I think that's what the next mainstream language is going to have to be like, if it's to be anything besides another warmed-over C/C++/Java/C# or Lisp/Smalltalk/Python/Ruby clone. Neither multiprocessor/multicore systems nor the Internet are going away; the days of writing Von Neumann code that only has to deal with one implicitly-trusted user are long behind us. But addressing those issues is hard, and it will take the absolute best practices we can bring to bear on designing and implementing programming languages to tackle them effectively.

So that leaves scaling this stuff up to real languages. That's the big outstanding challenge, and is part of why I'm excited about the potential of Adam Chlipala's work with LambdaTamer. I think his program of using denotational semantics so that the metalogic is Coq's own Calculus of Inductive Constructions and "proofs" of semantic equivalence are just CIC equality, coupled with aggressive generic proof automation, is the path to scaling efforts like this up. Of course, this remains hypothetical; there's a great deal more work to be done to confirm this hypothesis. But it seems to me to be the most promising path.
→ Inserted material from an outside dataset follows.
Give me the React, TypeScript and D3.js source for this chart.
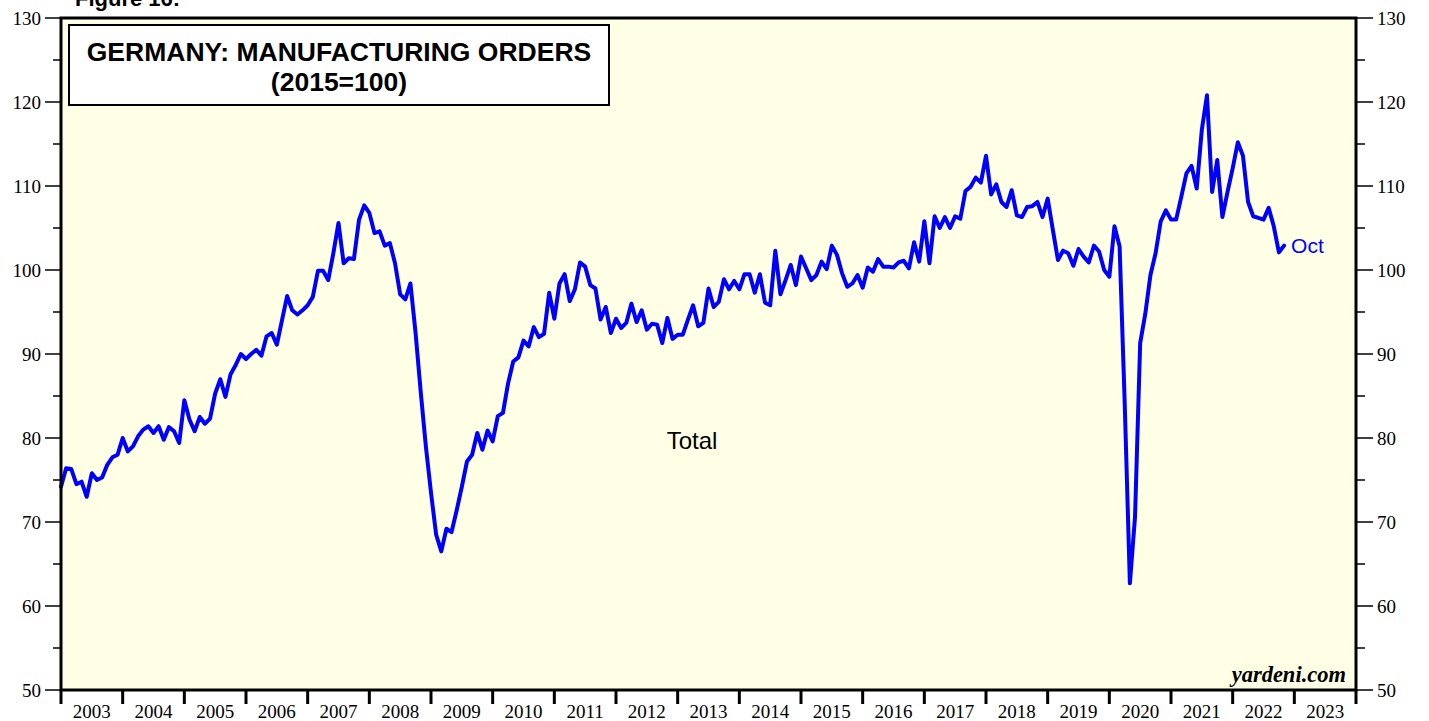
import React from "react";
import * as d3 from "d3";

// Monthly index values, Dec 2002 .. Oct 2022 (2015=100)
const startYear = 2002;
const startMonth = 12;
const values: number[] = [
  74.2, 76.4, 76.3, 74.5, 74.8, 73.0, 75.8, 75.0, 75.3, 76.8, 77.7, 78.0, 80.0,
  78.4, 79.0, 80.2, 81.0, 81.4, 80.6, 81.4, 79.8, 81.3, 80.8, 79.4, 84.5,
  82.2, 80.8, 82.5, 81.7, 82.3, 85.3, 87.0, 84.9, 87.6, 88.7, 90.0,
  89.4, 90.0, 90.5, 89.8, 92.1, 92.5, 91.1, 94.0, 96.9, 95.2, 94.7, 95.2,
  95.8, 96.8, 99.9, 99.9, 98.8, 102.0, 105.6, 100.8, 101.4, 101.3, 106.0, 107.7,
  106.8, 104.4, 104.6, 102.9, 103.2, 100.8, 97.1, 96.5, 98.4, 92.5, 85.5, 79.0, 73.5,
  68.5, 66.5, 69.2, 68.8, 71.4, 74.2, 77.2, 78.0, 80.6, 78.6, 80.9, 79.6,
  82.6, 83.0, 86.5, 89.1, 89.6, 91.6, 90.9, 93.2, 92.0, 92.4, 97.3, 94.2,
  98.4, 99.5, 96.3, 97.7, 100.9, 100.4, 98.2, 97.8, 94.1, 95.6, 92.5, 94.2,
  93.1, 93.7, 96.0, 93.8, 95.2, 92.9, 93.6, 93.5, 91.3, 94.3, 91.8, 92.3,
  92.3, 94.1, 95.8, 93.3, 93.7, 97.8, 95.6, 96.2, 98.9, 97.7, 98.7, 97.7,
  99.5, 99.5, 97.3, 99.5, 96.1, 95.8, 102.3, 97.1, 98.8, 100.6, 98.2, 101.6,
  100.2, 98.8, 99.4, 101.0, 100.1, 102.9, 101.8, 99.6, 98.0, 98.4, 99.4, 97.9,
  100.3, 99.8, 101.3, 100.4, 100.4, 100.3, 100.9, 101.1, 100.2, 103.3, 101.0, 105.8,
  100.8, 106.4, 105.0, 106.3, 105.0, 106.4, 106.1, 109.4, 109.9, 111.0, 110.4, 113.6,
  109.0, 110.2, 108.1, 107.5, 109.5, 106.5, 106.3, 107.5, 107.6, 108.1, 106.3, 108.5,
  104.8, 101.2, 102.3, 102.0, 100.5, 102.5, 101.6, 100.9, 102.9, 102.2, 100.0, 99.2,
  105.2, 102.8, 84.0, 62.7, 70.6, 91.3, 94.8, 99.4, 102.0, 105.8, 107.1, 106.0,
  106.0, 108.7, 111.5, 112.4, 109.7, 116.7, 120.8, 109.3, 113.1, 106.3, 109.3, 112.1,
  115.2, 113.6, 108.1, 106.4, 106.2, 106.0, 107.4, 105.2, 102.1, 102.9,
];

const years: number[] = d3.range(2003, 2024);
const yTicks: number[] = [50, 60, 70, 80, 90, 100, 110, 120, 130];
const yMinorTicks: number[] = [55, 65, 75, 85, 95, 105, 115, 125];

const titleLine1 = "GERMANY: MANUFACTURING ORDERS";
const titleLine2 = "(2015=100)";
const seriesLabel = "Total";
const lastLabel = "Oct";
const figureLabel = "Figure 16:";
const sourceLabel = "yardeni.com";

export default function App() {
  const W = 1429;
  const H = 721;
  const left = 61;
  const right = 1356;
  const top = 18;
  const bottom = 690;

  const x = d3.scaleLinear().domain([2003, 2024]).range([left, right]);
  const y = d3.scaleLinear().domain([50, 130]).range([bottom, top]);

  // point placed at end of month
  const pts = values.map((v, i) => {
    const m = startMonth + i;
    const t = startYear + m / 12;
    return [x(t), y(v)] as [number, number];
  });
  const line = d3.line<[number, number]>().x((d) => d[0]).y((d) => d[1]);
  const last = pts[pts.length - 1];

  const serif = "'Liberation Serif', 'Times New Roman', serif";
  const sans = "'Liberation Sans', Arial, sans-serif";

  return (
    <svg width={W} height={H} style={{ position: "absolute", left: 0, top: 0 }}>
      <rect x={0} y={0} width={W} height={H} fill="#ffffff" />
      <text x={75} y={6} fontFamily={sans} fontWeight="bold" fontSize={22} fill="#000">
        {figureLabel}
      </text>
      <rect x={left} y={top} width={right - left} height={bottom - top} fill="#ffffe6" />

      {yTicks.map((t) => (
        <g key={"l" + t}>
          <line x1={45} x2={left} y1={y(t)} y2={y(t)} stroke="#000" strokeWidth={1.5} />
          <text x={41} y={y(t) + 6.5} textAnchor="end" fontFamily={serif} fontSize={19}>
            {t}
          </text>
          <line x1={right} x2={1373} y1={y(t)} y2={y(t)} stroke="#000" strokeWidth={1.5} />
          <text x={1377} y={y(t) + 6.5} textAnchor="start" fontFamily={serif} fontSize={19}>
            {t}
          </text>
        </g>
      ))}
      {yMinorTicks.map((t) => (
        <g key={"m" + t}>
          <line x1={53} x2={left} y1={y(t)} y2={y(t)} stroke="#000" strokeWidth={1.5} />
          <line x1={right} x2={1365} y1={y(t)} y2={y(t)} stroke="#000" strokeWidth={1.5} />
        </g>
      ))}

      {years.map((yr) => (
        <text
          key={"y" + yr}
          x={x(yr + 0.5)}
          y={718}
          textAnchor="middle"
          fontFamily={serif}
          fontSize={19}
        >
          {yr}
        </text>
      ))}
      {[...years, 2024].map((yr) => (
        <line
          key={"t" + yr}
          x1={x(yr)}
          x2={x(yr)}
          y1={bottom}
          y2={704}
          stroke="#000"
          strokeWidth={3}
        />
      ))}

      <path
        d={line(pts) || ""}
        fill="none"
        stroke="#0000ff"
        strokeWidth={4}
        strokeLinejoin="round"
        strokeLinecap="round"
      />

      <rect
        x={left}
        y={top}
        width={right - left}
        height={bottom - top}
        fill="none"
        stroke="#000"
        strokeWidth={3}
      />

      <rect x={69} y={25} width={540} height={80} fill="#ffffff" stroke="#000" strokeWidth={2} />
      <text x={339} y={61} textAnchor="middle" fontFamily={sans} fontWeight="bold" fontSize={26.5}>
        {titleLine1}
      </text>
      <text x={339} y={91} textAnchor="middle" fontFamily={sans} fontWeight="bold" fontSize={26.5}>
        {titleLine2}
      </text>

      <text x={692} y={449} textAnchor="middle" fontFamily={sans} fontSize={24}>
        {seriesLabel}
      </text>
      <text x={last[0] + 7} y={last[1] + 7.5} fontFamily={sans} fontSize={21} fill="#0000ff">
        {lastLabel}
      </text>
      <text
        x={1346}
        y={682}
        textAnchor="end"
        fontFamily={serif}
        fontWeight="bold"
        fontStyle="italic"
        fontSize={22.5}
      >
        {sourceLabel}
      </text>
    </svg>
  );
}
I don't know how closely this set of thoughts tracks those of anyone else who is interested in certified software development. But I do think it helps explain why you can come away from Winskel and the Semantics Survey in Coq that's based on it not really feeling like it's worth it for the little IMP language that Winskel develops, but perhaps you can see how it could be worth it for a kind of combined JoCaml/Flow Caml/Disciple that won't scare people away. :-)

An approach to the de Bruijn criterion

And an approach that complements your (Paul's) other interests at that...

Consider Zhong Shao & coworker's An Open Framework for Foundational Proof-Carrying Code. This provides a specification of a typed assembly language (OCAP) that uses the calculus of inductive constructions as its type system, and a notion of proof represention allowing concrete witnesses to assembly code satisfying a specification. We satisfy the de Bruijn criterion by providing two further ingredients: (i) a verifier written in OCAP code, and (ii) a proof that the verifier verifies all and only code whose correctness is witnessed by the PCC-carried code.

Does this sound like a good fit?

Imagine physics without math...

Studying programming languages without formal semantics would be like studying physics without math. It would make the study of programming languages an exclusively soft science. Formal semantics help us understand programming languages, give us confidence in the truths we discover about languages, and prevent us from believing things that aren't true. They provide tools for exploring new semantics rigorously — many (most?) of the advances in programming language theory have arisen out of formal semantics.

If formal semantics has any applications other than that, that's just a bonus. But there are some: for example, they're very useful in the design of languages. The security examples given by Paul are just one example of this. Formal semantics provide general patterns for language design, which can be applied to new languages.


Studying programming languages without formal semantics would be like studying physics without math.

Studying programming languages without any semantics at all (not even an implementation of the language) might be like studying physics without math, but the formal semantics he's talking about aren't nearly so important. Studying programming languages without formal models is probably more akin to studying physics without mathematical rigor... and early physicists were getting pretty good results playing fast and loose with the math IIRC.

Rigor is important for eliminating subtle mistakes and because there are often insights to be gained from distilling concepts down to minimal models. But you can't really study physics without math while you can get quite far designing programming languages without formal models.